Cunningham works at the Sanford Health Midtown Family Planning Clinic in Sioux Falls, South Dakota, where she helps to treat and diagnose STIs. Her daily work also involves raising awareness about sex education and STIs, which she says are more common than most people realize.
An estimated one in every five people in the United States has a sexually transmitted infection, according to a new analysis of the latest data from the Centers for Disease Control and Prevention. With STIs so common, it’s important to know what they are and how they spread.
Not everyone experiences STI symptoms
An STI is an infection passed by one person to another through sexual contact. The symptoms of infection are different for everyone.
Some people have no symptoms. If there are symptoms present, they’re often mild.
“A lot of people really don’t know that they have an STI at all,” Cunningham said.
Men may experience urinary discomfort, tingling or burning. Unusual discharge can also indicate an infection.
Women can experience anything from minor symptoms like vaginal discharge to something more severe like bleeding or pain after intercourse.
“Sometimes bleeding with intercourse or after is a really good indication that you might have chlamydia. If there’s bleeding, you should come get checked because that might be your only sign.”
From mild infection to serious disease
When caught early, STIs are relatively easy to treat. Without treatment, an STI can develop into something more serious: a sexually transmitted disease (STD).
“Chlamydia is a very common STI, but over time, if it’s not treated, it can lead to a disease,” Cunningham said. “That could be a scarring of the fallopian tubes, which would lead to infertility.”
The health concerns are serious, especially for women. Along with infertility, various diseases can cause organ damage, cancer or even death.

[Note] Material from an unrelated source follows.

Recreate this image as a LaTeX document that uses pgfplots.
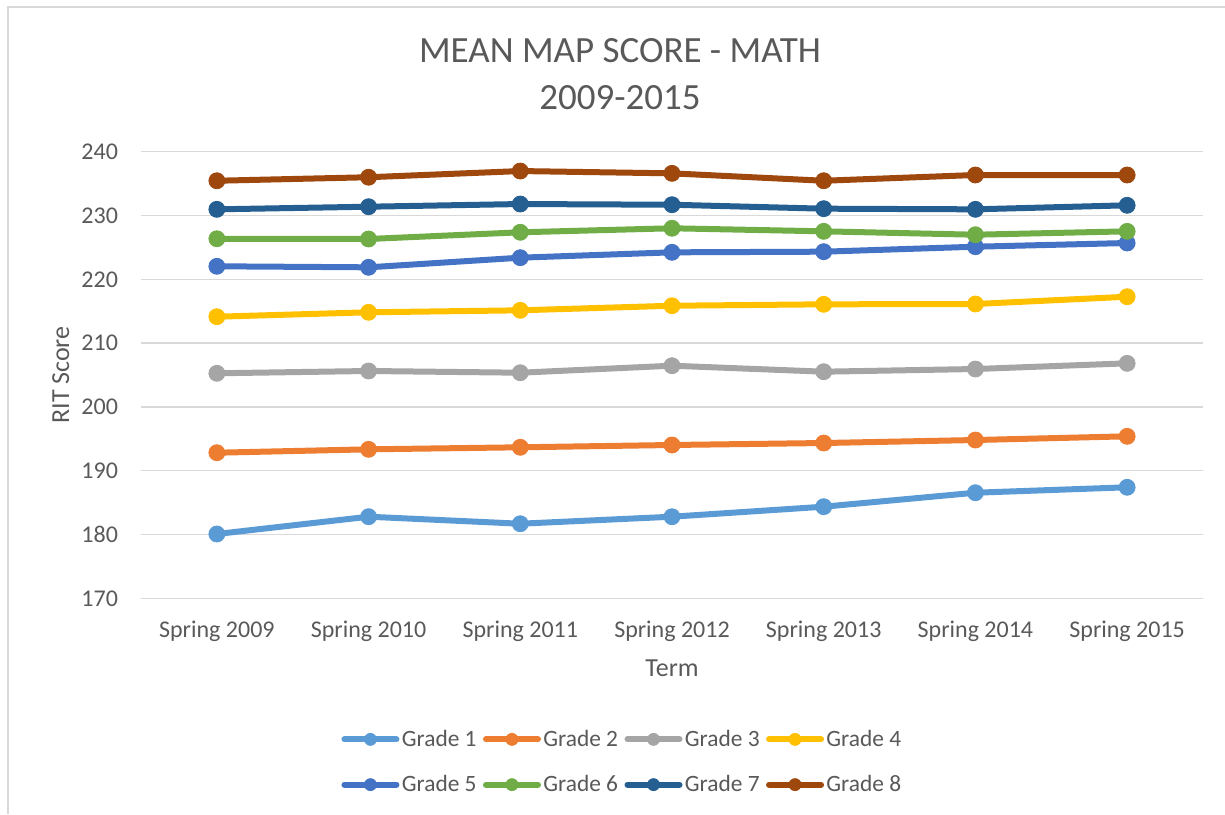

The consequences are even greater for pregnant women and babies. Untreated syphilis in pregnant women results in infant death up to 40% of the time.
Available treatment options
The good news: Treatment is available for all STIs. The most common — syphilis, chlamydia and gonorrhea — can be cured with antibiotics.
There are no cures for herpes or human immunodeficiency virus (HIV), but there are treatments available to lessen the symptoms and your chance of spreading them.
Get screened annually
Those who are sexually active should get screened annually for STIs, Cunningham said. It’s also important to get screened if you change partners or don’t trust your partner.
A screening may involve a pelvic exam, blood test, urine test or fluid sample.
“We routinely do chlamydia and gonorrhea screening off of a urine sample,” Cunningham said. “It’s not uncomfortable or painful for both men and women.
The screening process is fast.
“It’s very simple, and we get results basically overnight or within a day or two,” she said.
STIs are preventable
The best time to talk to your partner about getting screened is before you start having sex. “If you don’t come in contact with someone else’s infection, you won’t catch it,” Cunningham said.
She and other experts recommend using condoms, talking to your partner and getting regular screenings.
“Nothing is a hundred percent, but you can mitigate it and really decrease your risk of getting something.”
Other ways to reduce your risk:
- Get vaccinated. The HPV vaccine is recommended for those ages 11 to 26.
- Abstain from sex. It’s the most reliable way to avoid an STI.
- Know your partners. Open and honest conversations can help to prevent the spread of infection.
Sanford Health offers testing at all primary care clinic locations.
The Sanford Health Midtown Family Planning Clinic provides free or discounted services based on family size and income.
The clinic, sponsored by Sanford Health and the South Dakota Department of Health, offers a variety of services, including: exams and screenings, STI testing, treatment, birth control and pregnancy testing. All visits to the clinic are confidential.